Just found, and started, yet another James Lee Burke novel that I never knew existed.

Wayfaring Stranger

https://www.jamesleeburke.com/books/wayfaring-stranger/

In 1934, sixteen-year-old Weldon Avery Holland happens upon infamous criminals Bonnie Parker and Clyde Barrow after one of their notorious armed robberies. A confrontation with the outlaws ends with Weldon firing a gun and being unsure whether it hit its mark.

Ten years later, Second Lieutenant Weldon Holland barely survives the Battle of the Bulge, in the process saving the lives of his sergeant, Hershel Pine, and a young Spanish prisoner of war, Rosita Lowenstein—a woman who holds the same romantic power over him as the strawberry blonde Bonnie Parker, and is equally mysterious. The three return to Texas where Weldon and Hershel get in on the ground floor of the nascent oil business.

In just a few years’ time Weldon will spar with the jackals of the industry, rub shoulders with dangerous men, and win and lose fortunes twice over. But it is the prospect of losing his one true love that will spur his most reckless, courageous act yet—one that takes its inspiration from that encounter long ago with the outlaws of his youth.

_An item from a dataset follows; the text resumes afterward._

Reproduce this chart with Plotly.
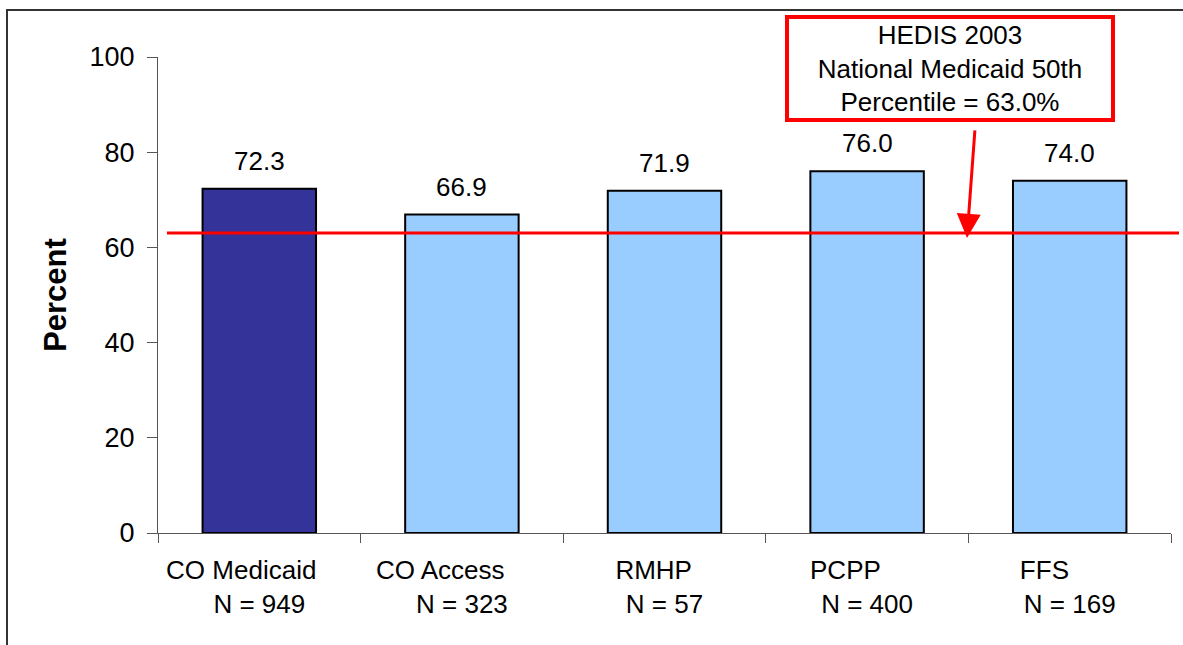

A tender love story and pulse-pounding thriller that crosses continents and decades of American history, Wayfaring Stranger “is a sprawling historical epic full of courage and loyalty and optimism and good-heartedness that reads like an ode to the American Dream”

Thus far...thus good. :) (Although, having seen pics of Bonnie Parker, (Faye Dunaway she wasn't), I'm not sure I concur with his comparisons.)
 
I just finished a couple of enjoyable SF books. All Systems Red, by Martha Wells is a Nebula and Hugo winning novella that is the first in the Murderbot Diaries series. The protagonist is an AI cyborg who has hacked his controller and become a free agent. Lightweight reading but enjoyable.

Piranesi, by Susanna Clark, is hard to pin down. It is a poetic fantasy set in a bizarre world. It has recieved rave reviews. I enjoyed it but only to a degree since fantasies are not my regular cup of tea.

I'm about half way through Michael J Fox's latest, No Time like the Future. This is the first of his books I have tried and it is excellent. Quite a guy. In the NYT's words: "A moving account of resilience, hope, fear and mortality, and how these things resonate in our lives, by actor and advocate Michael J. Fox."
 
Reading Yiddish for Pirates by Gary Barwin....

Loved this book! A funny/tragic Jewish Ulyssean Odyssey narrated by a multilingual African Grey....for me it's a keeper to be revisited.
 
I just finished a couple of enjoyable SF books. All Systems Red, by Martha Wells is a Nebula and Hugo winning novella that is the first in the Murderbot Diaries series. The protagonist is an AI cyborg who has hacked his controller and become a free agent. Lightweight reading but enjoyable.

I finished that whole series (the novellas and the novel). Very light but enjoyable as you say and it gets better with each passing story as the author got more comfortable with the "universe" she fashioned.

Reminds me of the simpler sci-fi of my youth.
 
I finished that whole series (the novellas and the novel). Very light but enjoyable as you say and it gets better with each passing story as the author got more comfortable with the "universe" she fashioned.

Reminds me of the simpler sci-fi of my youth.
Glad to here it there is a sixth installment coming in April.